Task to carry out – Below this line is a listing that includes pictures. Copy exactly, and only, the lines from the one containing "Convert this chart to D3.js code." through the one containing "const yMajorSerum = [0, 0.25, 0.5, 0.75, 1.0, 1.25];"; the pictures do not go in the copy.

Input material –
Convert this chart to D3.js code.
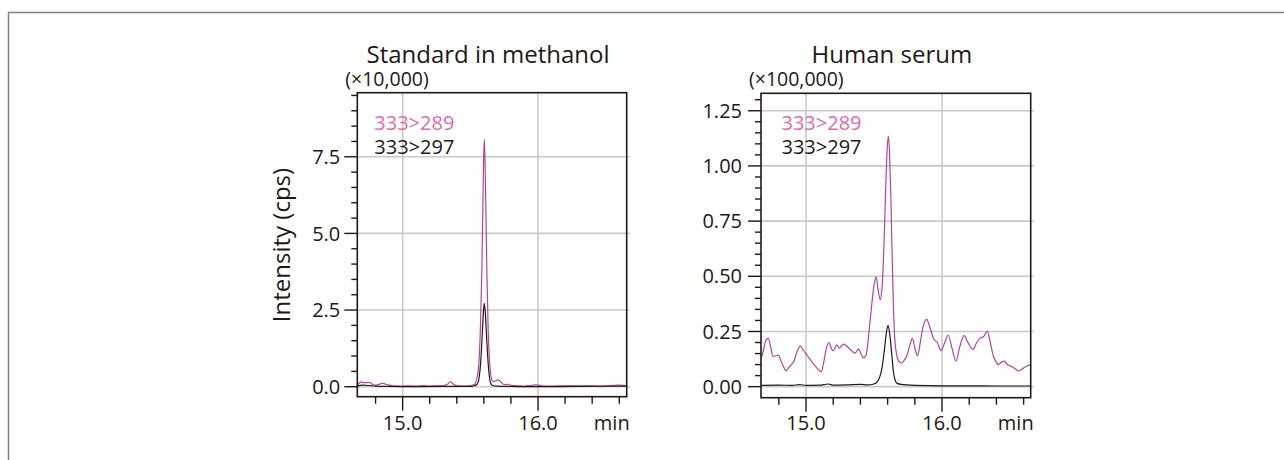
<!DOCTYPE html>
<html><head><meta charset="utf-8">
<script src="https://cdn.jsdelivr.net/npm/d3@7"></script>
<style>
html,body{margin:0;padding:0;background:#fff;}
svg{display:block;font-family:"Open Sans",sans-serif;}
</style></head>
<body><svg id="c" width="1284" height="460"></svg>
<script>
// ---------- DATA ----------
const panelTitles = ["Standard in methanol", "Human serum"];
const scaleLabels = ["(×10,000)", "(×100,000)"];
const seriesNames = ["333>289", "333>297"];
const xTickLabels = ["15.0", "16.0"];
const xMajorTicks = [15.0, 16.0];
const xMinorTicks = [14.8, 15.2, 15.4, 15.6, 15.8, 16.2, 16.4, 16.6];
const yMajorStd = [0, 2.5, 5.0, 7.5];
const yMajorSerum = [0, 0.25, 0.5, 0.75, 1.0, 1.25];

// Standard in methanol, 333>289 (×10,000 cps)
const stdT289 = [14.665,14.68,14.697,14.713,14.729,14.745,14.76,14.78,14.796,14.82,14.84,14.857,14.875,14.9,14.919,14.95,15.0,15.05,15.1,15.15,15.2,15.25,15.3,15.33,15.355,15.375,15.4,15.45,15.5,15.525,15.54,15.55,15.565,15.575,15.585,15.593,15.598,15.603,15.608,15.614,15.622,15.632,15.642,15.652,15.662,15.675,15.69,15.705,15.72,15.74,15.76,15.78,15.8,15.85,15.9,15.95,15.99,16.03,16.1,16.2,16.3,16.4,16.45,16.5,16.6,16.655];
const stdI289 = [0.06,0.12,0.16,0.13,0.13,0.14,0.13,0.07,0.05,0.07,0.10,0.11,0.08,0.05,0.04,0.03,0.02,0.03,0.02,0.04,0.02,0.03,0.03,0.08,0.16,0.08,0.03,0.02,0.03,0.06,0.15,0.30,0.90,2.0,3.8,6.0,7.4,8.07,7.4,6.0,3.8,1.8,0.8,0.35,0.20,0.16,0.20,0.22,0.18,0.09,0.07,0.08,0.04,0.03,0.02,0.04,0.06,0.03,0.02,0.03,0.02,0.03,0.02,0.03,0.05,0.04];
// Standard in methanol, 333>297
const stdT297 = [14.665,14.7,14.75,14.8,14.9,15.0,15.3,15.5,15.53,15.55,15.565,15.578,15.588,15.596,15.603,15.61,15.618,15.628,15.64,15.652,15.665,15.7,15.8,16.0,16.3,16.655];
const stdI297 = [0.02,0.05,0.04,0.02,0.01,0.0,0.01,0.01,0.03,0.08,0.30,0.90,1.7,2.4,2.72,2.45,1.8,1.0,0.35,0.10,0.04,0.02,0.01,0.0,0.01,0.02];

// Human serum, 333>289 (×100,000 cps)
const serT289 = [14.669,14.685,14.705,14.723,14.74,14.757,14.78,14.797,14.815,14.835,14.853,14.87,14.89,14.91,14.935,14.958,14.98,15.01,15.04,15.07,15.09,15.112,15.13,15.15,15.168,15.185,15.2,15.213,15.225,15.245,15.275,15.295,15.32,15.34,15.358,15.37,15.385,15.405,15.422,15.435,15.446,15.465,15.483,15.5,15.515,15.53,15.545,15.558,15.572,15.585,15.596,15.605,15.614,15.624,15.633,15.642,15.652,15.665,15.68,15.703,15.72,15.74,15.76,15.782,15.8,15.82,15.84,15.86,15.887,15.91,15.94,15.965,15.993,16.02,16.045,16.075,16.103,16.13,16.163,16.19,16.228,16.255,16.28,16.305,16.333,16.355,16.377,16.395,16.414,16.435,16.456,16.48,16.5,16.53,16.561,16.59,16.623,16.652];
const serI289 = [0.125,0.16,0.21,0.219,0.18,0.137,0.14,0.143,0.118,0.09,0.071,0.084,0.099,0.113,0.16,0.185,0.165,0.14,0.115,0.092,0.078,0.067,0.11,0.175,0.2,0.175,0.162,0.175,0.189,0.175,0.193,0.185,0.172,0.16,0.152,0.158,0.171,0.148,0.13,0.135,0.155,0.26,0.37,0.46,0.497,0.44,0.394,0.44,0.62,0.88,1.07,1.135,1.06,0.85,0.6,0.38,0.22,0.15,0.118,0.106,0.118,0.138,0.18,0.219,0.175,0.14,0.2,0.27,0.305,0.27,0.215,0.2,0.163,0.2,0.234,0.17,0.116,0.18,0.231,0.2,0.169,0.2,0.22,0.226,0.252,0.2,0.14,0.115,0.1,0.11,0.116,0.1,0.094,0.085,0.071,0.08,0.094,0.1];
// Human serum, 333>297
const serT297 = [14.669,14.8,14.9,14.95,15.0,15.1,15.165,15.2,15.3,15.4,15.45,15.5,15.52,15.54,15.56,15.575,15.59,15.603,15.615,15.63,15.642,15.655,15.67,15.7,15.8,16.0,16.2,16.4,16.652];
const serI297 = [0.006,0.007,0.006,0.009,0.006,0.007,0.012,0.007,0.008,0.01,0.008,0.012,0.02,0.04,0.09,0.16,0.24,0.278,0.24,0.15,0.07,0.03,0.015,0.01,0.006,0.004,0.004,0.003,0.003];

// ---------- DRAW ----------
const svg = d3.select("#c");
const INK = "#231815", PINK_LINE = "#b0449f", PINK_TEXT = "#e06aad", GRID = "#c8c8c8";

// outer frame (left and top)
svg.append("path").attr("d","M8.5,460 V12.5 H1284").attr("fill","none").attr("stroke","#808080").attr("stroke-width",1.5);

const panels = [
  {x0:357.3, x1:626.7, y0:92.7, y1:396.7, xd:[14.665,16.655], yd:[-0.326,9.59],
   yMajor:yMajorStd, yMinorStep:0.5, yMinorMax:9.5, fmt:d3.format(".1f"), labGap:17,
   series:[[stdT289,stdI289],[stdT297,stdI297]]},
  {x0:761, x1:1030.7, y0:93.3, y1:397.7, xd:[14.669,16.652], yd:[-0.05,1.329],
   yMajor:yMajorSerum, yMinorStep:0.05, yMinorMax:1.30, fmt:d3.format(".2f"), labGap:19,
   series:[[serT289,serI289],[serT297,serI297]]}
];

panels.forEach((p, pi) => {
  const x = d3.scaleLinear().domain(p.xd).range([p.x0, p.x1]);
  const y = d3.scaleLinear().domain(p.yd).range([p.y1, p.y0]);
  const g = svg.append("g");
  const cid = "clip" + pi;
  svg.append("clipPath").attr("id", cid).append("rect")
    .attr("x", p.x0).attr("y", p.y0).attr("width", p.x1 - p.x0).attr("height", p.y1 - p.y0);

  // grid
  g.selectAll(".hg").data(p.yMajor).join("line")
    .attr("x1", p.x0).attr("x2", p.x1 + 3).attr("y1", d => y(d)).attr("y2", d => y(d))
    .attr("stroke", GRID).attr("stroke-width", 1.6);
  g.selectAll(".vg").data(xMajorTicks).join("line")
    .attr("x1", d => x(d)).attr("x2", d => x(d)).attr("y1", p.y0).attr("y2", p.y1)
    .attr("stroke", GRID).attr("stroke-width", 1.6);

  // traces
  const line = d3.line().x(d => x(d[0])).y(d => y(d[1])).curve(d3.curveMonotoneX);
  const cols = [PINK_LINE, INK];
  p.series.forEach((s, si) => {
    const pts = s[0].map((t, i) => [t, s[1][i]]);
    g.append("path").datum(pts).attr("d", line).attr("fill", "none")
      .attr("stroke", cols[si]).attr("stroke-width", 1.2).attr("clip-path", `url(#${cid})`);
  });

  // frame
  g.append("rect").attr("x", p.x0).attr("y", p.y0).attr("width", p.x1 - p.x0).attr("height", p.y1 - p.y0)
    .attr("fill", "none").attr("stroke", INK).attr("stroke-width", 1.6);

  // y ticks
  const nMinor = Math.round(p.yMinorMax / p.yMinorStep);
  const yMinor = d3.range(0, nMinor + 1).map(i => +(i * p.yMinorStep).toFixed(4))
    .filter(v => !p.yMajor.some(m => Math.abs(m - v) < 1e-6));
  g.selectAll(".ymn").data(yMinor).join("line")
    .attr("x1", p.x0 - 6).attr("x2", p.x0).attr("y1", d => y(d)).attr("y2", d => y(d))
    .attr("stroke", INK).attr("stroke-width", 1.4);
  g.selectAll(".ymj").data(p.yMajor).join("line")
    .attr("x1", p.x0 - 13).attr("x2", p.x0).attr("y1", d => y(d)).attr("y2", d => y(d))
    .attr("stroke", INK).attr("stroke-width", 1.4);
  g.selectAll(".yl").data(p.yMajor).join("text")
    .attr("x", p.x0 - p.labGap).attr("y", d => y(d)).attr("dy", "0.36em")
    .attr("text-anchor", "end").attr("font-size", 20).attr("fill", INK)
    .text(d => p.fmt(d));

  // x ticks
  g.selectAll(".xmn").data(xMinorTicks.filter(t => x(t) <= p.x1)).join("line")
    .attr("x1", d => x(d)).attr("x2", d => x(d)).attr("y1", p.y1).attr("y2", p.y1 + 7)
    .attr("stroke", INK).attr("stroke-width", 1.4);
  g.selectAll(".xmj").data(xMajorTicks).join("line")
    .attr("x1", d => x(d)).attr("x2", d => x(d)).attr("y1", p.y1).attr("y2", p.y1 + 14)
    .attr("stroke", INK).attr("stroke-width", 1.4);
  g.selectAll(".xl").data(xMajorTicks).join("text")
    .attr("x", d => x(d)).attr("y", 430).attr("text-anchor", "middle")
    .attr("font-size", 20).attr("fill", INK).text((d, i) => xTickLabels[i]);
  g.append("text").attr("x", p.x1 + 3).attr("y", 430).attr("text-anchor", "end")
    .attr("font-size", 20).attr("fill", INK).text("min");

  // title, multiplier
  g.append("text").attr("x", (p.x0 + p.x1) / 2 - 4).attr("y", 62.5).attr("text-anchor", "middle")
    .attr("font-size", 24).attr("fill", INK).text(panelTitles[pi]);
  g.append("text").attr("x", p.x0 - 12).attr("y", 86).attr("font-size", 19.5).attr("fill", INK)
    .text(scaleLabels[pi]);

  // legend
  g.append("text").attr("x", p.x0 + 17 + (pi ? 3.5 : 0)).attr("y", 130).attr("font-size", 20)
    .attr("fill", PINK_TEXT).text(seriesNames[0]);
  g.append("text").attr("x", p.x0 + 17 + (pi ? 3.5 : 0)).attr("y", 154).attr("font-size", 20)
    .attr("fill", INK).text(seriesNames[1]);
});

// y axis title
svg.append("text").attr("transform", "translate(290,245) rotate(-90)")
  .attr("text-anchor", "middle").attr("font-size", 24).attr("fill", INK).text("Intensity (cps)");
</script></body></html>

--

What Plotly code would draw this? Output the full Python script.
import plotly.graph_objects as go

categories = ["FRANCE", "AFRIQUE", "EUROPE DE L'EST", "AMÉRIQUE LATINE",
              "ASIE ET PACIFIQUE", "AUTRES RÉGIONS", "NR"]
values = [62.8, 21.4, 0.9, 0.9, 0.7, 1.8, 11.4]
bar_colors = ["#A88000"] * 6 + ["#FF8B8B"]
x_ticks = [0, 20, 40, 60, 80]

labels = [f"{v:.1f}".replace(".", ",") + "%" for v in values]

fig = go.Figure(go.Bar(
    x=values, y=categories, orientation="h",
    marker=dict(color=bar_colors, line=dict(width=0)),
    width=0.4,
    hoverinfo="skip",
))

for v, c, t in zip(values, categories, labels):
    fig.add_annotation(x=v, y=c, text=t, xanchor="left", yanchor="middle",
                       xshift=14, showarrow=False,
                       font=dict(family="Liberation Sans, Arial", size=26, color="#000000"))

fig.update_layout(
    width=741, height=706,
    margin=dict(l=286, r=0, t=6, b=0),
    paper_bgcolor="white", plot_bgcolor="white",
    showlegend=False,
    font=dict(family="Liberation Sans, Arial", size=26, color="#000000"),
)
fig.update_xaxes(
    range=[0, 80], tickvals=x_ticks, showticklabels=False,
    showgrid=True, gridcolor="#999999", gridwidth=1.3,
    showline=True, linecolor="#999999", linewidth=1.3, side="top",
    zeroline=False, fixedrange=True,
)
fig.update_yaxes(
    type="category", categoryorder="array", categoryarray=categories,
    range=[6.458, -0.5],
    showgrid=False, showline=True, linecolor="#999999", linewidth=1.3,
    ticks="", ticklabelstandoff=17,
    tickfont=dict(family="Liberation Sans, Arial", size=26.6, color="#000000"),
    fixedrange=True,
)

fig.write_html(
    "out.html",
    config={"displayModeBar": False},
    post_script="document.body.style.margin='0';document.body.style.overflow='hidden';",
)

==

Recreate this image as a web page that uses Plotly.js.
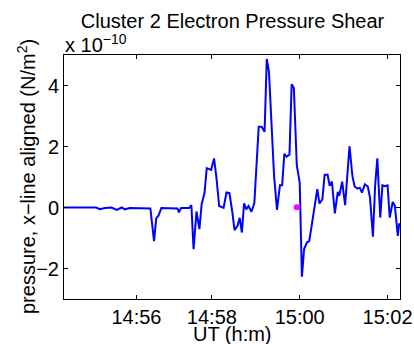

Exercise result –
Convert this chart to D3.js code.
<!DOCTYPE html>
<html><head><meta charset="utf-8">
<script src="https://cdn.jsdelivr.net/npm/d3@7"></script>
<style>
html,body{margin:0;padding:0;background:#fff;}
svg{display:block;font-family:"Open Sans",sans-serif;}
</style></head>
<body><svg id="c" width="1284" height="460"></svg>
<script>
// ---------- DATA ----------
const panelTitles = ["Standard in methanol", "Human serum"];
const scaleLabels = ["(×10,000)", "(×100,000)"];
const seriesNames = ["333>289", "333>297"];
const xTickLabels = ["15.0", "16.0"];
const xMajorTicks = [15.0, 16.0];
const xMinorTicks = [14.8, 15.2, 15.4, 15.6, 15.8, 16.2, 16.4, 16.6];
const yMajorStd = [0, 2.5, 5.0, 7.5];
const yMajorSerum = [0, 0.25, 0.5, 0.75, 1.0, 1.25];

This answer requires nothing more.